### [Stated exercise]
Reproduce the data exactly and drop any pictures it holds.

>> BEGIN Information shown

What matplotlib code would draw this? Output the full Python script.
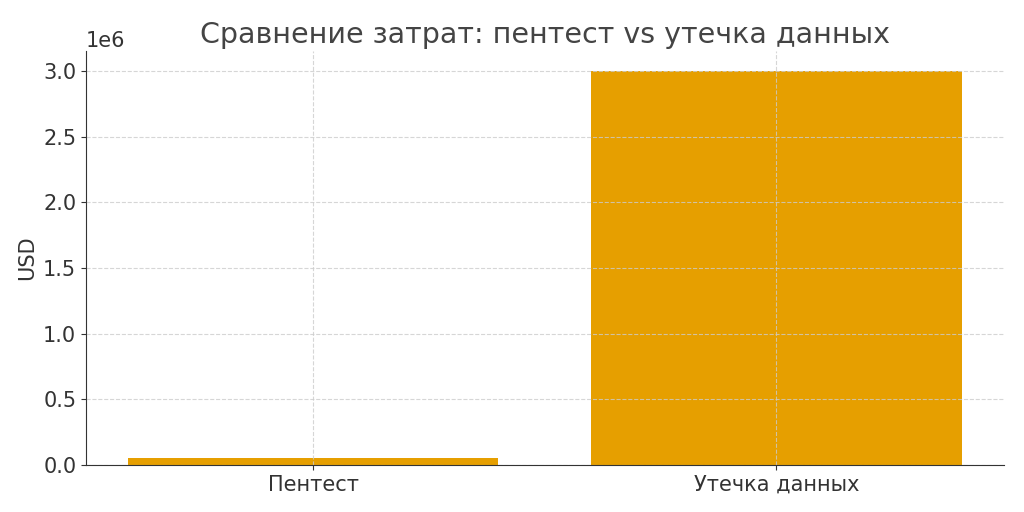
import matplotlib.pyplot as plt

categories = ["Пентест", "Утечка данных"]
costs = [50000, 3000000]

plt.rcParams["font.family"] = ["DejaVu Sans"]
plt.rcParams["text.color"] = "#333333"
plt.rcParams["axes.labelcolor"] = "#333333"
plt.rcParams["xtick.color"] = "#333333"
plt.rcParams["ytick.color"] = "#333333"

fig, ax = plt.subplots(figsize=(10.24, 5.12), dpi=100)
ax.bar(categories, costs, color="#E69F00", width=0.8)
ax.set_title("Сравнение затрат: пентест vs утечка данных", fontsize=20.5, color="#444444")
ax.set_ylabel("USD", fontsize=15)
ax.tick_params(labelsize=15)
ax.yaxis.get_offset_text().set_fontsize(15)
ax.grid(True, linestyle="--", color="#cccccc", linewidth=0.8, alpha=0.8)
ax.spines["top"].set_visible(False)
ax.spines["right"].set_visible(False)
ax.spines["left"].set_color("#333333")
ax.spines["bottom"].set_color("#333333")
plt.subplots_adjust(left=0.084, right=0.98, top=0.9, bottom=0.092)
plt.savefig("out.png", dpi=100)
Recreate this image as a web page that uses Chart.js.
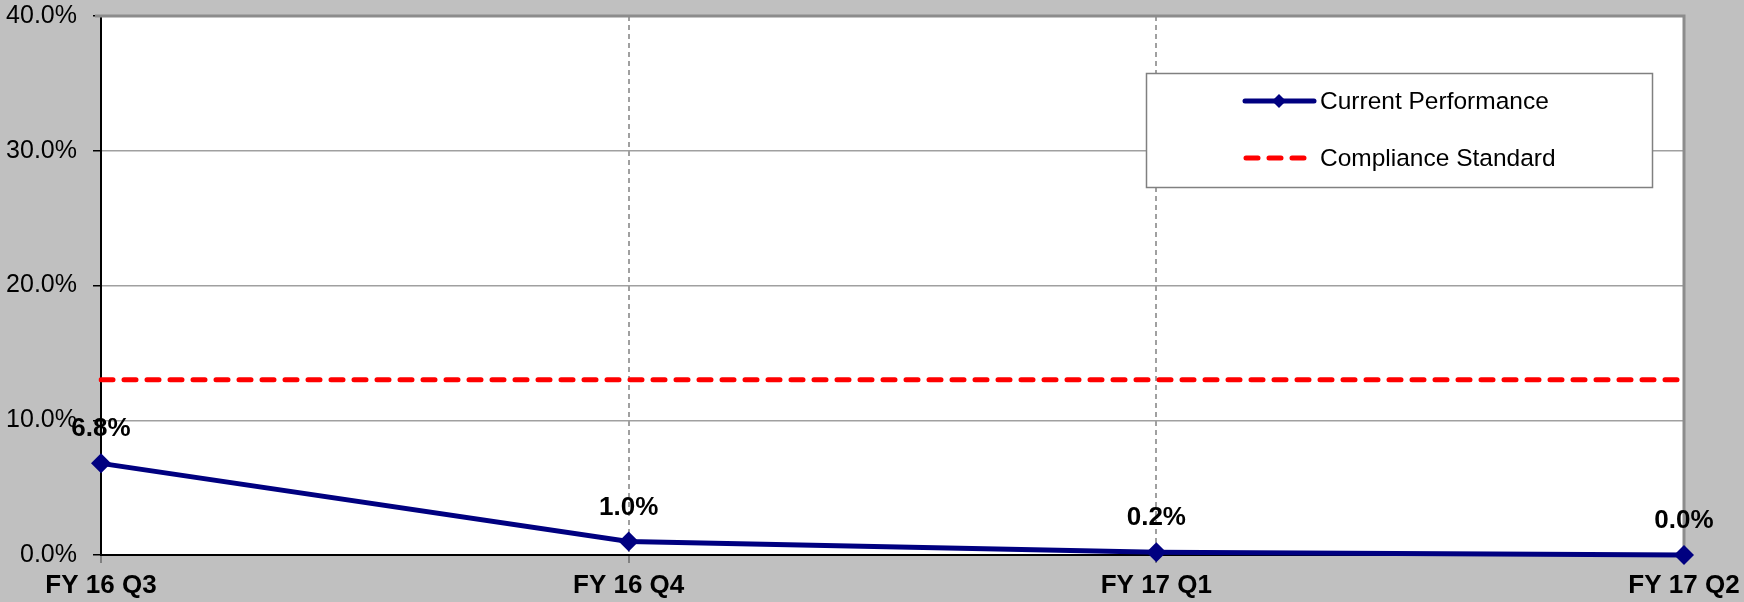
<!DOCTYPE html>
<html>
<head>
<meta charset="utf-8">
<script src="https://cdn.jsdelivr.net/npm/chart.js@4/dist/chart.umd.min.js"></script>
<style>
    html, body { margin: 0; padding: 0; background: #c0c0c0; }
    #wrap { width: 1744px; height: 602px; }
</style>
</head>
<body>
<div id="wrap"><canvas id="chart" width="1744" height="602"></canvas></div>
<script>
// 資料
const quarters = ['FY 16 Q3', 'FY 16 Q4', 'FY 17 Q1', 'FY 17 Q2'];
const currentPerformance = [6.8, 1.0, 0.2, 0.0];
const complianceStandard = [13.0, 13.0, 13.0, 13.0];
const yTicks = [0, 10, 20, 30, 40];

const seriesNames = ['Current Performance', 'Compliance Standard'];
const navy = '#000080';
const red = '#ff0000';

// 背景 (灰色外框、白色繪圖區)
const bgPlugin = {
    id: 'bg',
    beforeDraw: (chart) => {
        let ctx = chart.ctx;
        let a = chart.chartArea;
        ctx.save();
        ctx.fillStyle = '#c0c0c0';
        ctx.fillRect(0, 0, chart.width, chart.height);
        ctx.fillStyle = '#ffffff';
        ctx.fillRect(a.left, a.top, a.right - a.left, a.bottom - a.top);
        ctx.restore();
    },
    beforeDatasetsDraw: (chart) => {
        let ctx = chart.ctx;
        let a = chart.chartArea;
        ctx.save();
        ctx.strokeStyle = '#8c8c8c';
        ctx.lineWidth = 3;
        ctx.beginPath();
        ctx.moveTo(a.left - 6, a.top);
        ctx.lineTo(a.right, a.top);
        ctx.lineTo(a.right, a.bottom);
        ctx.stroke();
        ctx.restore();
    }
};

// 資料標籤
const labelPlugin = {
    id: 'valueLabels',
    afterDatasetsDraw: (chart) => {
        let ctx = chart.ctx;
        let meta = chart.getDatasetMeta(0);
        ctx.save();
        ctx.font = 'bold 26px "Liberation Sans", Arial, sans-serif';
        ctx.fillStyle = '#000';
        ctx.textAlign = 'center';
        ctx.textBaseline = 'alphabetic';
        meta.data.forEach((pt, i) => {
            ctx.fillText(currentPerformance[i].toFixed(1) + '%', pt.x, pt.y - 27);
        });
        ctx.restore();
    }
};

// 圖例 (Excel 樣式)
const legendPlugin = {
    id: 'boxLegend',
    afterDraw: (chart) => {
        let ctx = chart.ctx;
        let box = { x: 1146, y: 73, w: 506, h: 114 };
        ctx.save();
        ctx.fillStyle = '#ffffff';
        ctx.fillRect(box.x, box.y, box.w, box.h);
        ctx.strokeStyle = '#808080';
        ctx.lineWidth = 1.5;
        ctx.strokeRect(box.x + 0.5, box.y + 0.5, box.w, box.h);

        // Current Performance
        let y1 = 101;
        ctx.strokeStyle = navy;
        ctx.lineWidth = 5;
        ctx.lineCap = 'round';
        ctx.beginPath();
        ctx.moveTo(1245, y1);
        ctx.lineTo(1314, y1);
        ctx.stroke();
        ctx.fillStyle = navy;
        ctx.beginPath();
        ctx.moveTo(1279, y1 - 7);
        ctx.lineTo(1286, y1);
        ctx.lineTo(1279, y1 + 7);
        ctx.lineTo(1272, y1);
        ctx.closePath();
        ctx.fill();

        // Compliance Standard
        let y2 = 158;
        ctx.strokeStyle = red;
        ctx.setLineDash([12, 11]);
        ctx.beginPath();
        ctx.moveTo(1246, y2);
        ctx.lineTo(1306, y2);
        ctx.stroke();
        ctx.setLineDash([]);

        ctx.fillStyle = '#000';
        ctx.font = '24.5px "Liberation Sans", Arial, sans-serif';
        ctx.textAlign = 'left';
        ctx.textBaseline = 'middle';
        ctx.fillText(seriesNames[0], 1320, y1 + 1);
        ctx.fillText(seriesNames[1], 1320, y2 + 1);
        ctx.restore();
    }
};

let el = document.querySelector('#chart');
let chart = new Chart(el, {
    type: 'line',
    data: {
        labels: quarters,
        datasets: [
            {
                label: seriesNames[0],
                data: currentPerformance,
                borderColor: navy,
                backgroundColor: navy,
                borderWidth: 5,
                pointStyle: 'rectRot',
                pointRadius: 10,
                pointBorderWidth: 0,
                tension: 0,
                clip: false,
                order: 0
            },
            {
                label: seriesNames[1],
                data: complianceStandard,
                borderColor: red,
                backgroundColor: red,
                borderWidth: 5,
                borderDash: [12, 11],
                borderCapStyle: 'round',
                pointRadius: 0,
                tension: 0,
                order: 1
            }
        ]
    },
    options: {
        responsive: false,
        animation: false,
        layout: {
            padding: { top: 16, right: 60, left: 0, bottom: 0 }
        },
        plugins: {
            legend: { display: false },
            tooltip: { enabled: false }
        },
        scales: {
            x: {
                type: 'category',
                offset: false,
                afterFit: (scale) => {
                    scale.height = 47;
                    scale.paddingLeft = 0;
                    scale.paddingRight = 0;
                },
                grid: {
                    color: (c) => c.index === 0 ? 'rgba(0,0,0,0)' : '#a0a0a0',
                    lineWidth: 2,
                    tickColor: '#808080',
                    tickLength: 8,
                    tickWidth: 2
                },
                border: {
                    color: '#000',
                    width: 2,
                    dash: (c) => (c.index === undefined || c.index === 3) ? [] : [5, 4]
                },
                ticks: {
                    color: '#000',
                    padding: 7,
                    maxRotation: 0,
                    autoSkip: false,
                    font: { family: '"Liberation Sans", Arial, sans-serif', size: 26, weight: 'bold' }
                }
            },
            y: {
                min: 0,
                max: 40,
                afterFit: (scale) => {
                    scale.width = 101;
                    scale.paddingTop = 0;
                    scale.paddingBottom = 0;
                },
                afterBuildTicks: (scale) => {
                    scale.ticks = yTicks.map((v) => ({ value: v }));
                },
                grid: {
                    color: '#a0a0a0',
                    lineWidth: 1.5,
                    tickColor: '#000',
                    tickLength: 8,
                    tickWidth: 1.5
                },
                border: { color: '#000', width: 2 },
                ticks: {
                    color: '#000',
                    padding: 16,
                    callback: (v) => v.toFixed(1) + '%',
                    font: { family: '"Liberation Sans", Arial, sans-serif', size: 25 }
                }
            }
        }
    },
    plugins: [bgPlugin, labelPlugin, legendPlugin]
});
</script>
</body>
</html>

>> END Information shown

### [Answer to this task]
What matplotlib code would draw this? Output the full Python script.
import matplotlib.pyplot as plt

categories = ["Пентест", "Утечка данных"]
costs = [50000, 3000000]

plt.rcParams["font.family"] = ["DejaVu Sans"]
plt.rcParams["text.color"] = "#333333"
plt.rcParams["axes.labelcolor"] = "#333333"
plt.rcParams["xtick.color"] = "#333333"
plt.rcParams["ytick.color"] = "#333333"

fig, ax = plt.subplots(figsize=(10.24, 5.12), dpi=100)
ax.bar(categories, costs, color="#E69F00", width=0.8)
ax.set_title("Сравнение затрат: пентест vs утечка данных", fontsize=20.5, color="#444444")
ax.set_ylabel("USD", fontsize=15)
ax.tick_params(labelsize=15)
ax.yaxis.get_offset_text().set_fontsize(15)
ax.grid(True, linestyle="--", color="#cccccc", linewidth=0.8, alpha=0.8)
ax.spines["top"].set_visible(False)
ax.spines["right"].set_visible(False)
ax.spines["left"].set_color("#333333")
ax.spines["bottom"].set_color("#333333")
plt.subplots_adjust(left=0.084, right=0.98, top=0.9, bottom=0.092)
plt.savefig("out.png", dpi=100)
Recreate this image as a web page that uses Chart.js.
<!DOCTYPE html>
<html>
<head>
<meta charset="utf-8">
<script src="https://cdn.jsdelivr.net/npm/chart.js@4/dist/chart.umd.min.js"></script>
<style>
    html, body { margin: 0; padding: 0; background: #c0c0c0; }
    #wrap { width: 1744px; height: 602px; }
</style>
</head>
<body>
<div id="wrap"><canvas id="chart" width="1744" height="602"></canvas></div>
<script>
// 資料
const quarters = ['FY 16 Q3', 'FY 16 Q4', 'FY 17 Q1', 'FY 17 Q2'];
const currentPerformance = [6.8, 1.0, 0.2, 0.0];
const complianceStandard = [13.0, 13.0, 13.0, 13.0];
const yTicks = [0, 10, 20, 30, 40];

const seriesNames = ['Current Performance', 'Compliance Standard'];
const navy = '#000080';
const red = '#ff0000';

// 背景 (灰色外框、白色繪圖區)
const bgPlugin = {
    id: 'bg',
    beforeDraw: (chart) => {
        let ctx = chart.ctx;
        let a = chart.chartArea;
        ctx.save();
        ctx.fillStyle = '#c0c0c0';
        ctx.fillRect(0, 0, chart.width, chart.height);
        ctx.fillStyle = '#ffffff';
        ctx.fillRect(a.left, a.top, a.right - a.left, a.bottom - a.top);
        ctx.restore();
    },
    beforeDatasetsDraw: (chart) => {
        let ctx = chart.ctx;
        let a = chart.chartArea;
        ctx.save();
        ctx.strokeStyle = '#8c8c8c';
        ctx.lineWidth = 3;
        ctx.beginPath();
        ctx.moveTo(a.left - 6, a.top);
        ctx.lineTo(a.right, a.top);
        ctx.lineTo(a.right, a.bottom);
        ctx.stroke();
        ctx.restore();
    }
};

// 資料標籤
const labelPlugin = {
    id: 'valueLabels',
    afterDatasetsDraw: (chart) => {
        let ctx = chart.ctx;
        let meta = chart.getDatasetMeta(0);
        ctx.save();
        ctx.font = 'bold 26px "Liberation Sans", Arial, sans-serif';
        ctx.fillStyle = '#000';
        ctx.textAlign = 'center';
        ctx.textBaseline = 'alphabetic';
        meta.data.forEach((pt, i) => {
            ctx.fillText(currentPerformance[i].toFixed(1) + '%', pt.x, pt.y - 27);
        });
        ctx.restore();
    }
};

// 圖例 (Excel 樣式)
const legendPlugin = {
    id: 'boxLegend',
    afterDraw: (chart) => {
        let ctx = chart.ctx;
        let box = { x: 1146, y: 73, w: 506, h: 114 };
        ctx.save();
        ctx.fillStyle = '#ffffff';
        ctx.fillRect(box.x, box.y, box.w, box.h);
        ctx.strokeStyle = '#808080';
        ctx.lineWidth = 1.5;
        ctx.strokeRect(box.x + 0.5, box.y + 0.5, box.w, box.h);

        // Current Performance
        let y1 = 101;
        ctx.strokeStyle = navy;
        ctx.lineWidth = 5;
        ctx.lineCap = 'round';
        ctx.beginPath();
        ctx.moveTo(1245, y1);
        ctx.lineTo(1314, y1);
        ctx.stroke();
        ctx.fillStyle = navy;
        ctx.beginPath();
        ctx.moveTo(1279, y1 - 7);
        ctx.lineTo(1286, y1);
        ctx.lineTo(1279, y1 + 7);
        ctx.lineTo(1272, y1);
        ctx.closePath();
        ctx.fill();

        // Compliance Standard
        let y2 = 158;
        ctx.strokeStyle = red;
        ctx.setLineDash([12, 11]);
        ctx.beginPath();
        ctx.moveTo(1246, y2);
        ctx.lineTo(1306, y2);
        ctx.stroke();
        ctx.setLineDash([]);

        ctx.fillStyle = '#000';
        ctx.font = '24.5px "Liberation Sans", Arial, sans-serif';
        ctx.textAlign = 'left';
        ctx.textBaseline = 'middle';
        ctx.fillText(seriesNames[0], 1320, y1 + 1);
        ctx.fillText(seriesNames[1], 1320, y2 + 1);
        ctx.restore();
    }
};

let el = document.querySelector('#chart');
let chart = new Chart(el, {
    type: 'line',
    data: {
        labels: quarters,
        datasets: [
            {
                label: seriesNames[0],
                data: currentPerformance,
                borderColor: navy,
                backgroundColor: navy,
                borderWidth: 5,
                pointStyle: 'rectRot',
                pointRadius: 10,
                pointBorderWidth: 0,
                tension: 0,
                clip: false,
                order: 0
            },
            {
                label: seriesNames[1],
                data: complianceStandard,
                borderColor: red,
                backgroundColor: red,
                borderWidth: 5,
                borderDash: [12, 11],
                borderCapStyle: 'round',
                pointRadius: 0,
                tension: 0,
                order: 1
            }
        ]
    },
    options: {
        responsive: false,
        animation: false,
        layout: {
            padding: { top: 16, right: 60, left: 0, bottom: 0 }
        },
        plugins: {
            legend: { display: false },
            tooltip: { enabled: false }
        },
        scales: {
            x: {
                type: 'category',
                offset: false,
                afterFit: (scale) => {
                    scale.height = 47;
                    scale.paddingLeft = 0;
                    scale.paddingRight = 0;
                },
                grid: {
                    color: (c) => c.index === 0 ? 'rgba(0,0,0,0)' : '#a0a0a0',
                    lineWidth: 2,
                    tickColor: '#808080',
                    tickLength: 8,
                    tickWidth: 2
                },
                border: {
                    color: '#000',
                    width: 2,
                    dash: (c) => (c.index === undefined || c.index === 3) ? [] : [5, 4]
                },
                ticks: {
                    color: '#000',
                    padding: 7,
                    maxRotation: 0,
                    autoSkip: false,
                    font: { family: '"Liberation Sans", Arial, sans-serif', size: 26, weight: 'bold' }
                }
            },
            y: {
                min: 0,
                max: 40,
                afterFit: (scale) => {
                    scale.width = 101;
                    scale.paddingTop = 0;
                    scale.paddingBottom = 0;
                },
                afterBuildTicks: (scale) => {
                    scale.ticks = yTicks.map((v) => ({ value: v }));
                },
                grid: {
                    color: '#a0a0a0',
                    lineWidth: 1.5,
                    tickColor: '#000',
                    tickLength: 8,
                    tickWidth: 1.5
                },
                border: { color: '#000', width: 2 },
                ticks: {
                    color: '#000',
                    padding: 16,
                    callback: (v) => v.toFixed(1) + '%',
                    font: { family: '"Liberation Sans", Arial, sans-serif', size: 25 }
                }
            }
        }
    },
    plugins: [bgPlugin, labelPlugin, legendPlugin]
});
</script>
</body>
</html>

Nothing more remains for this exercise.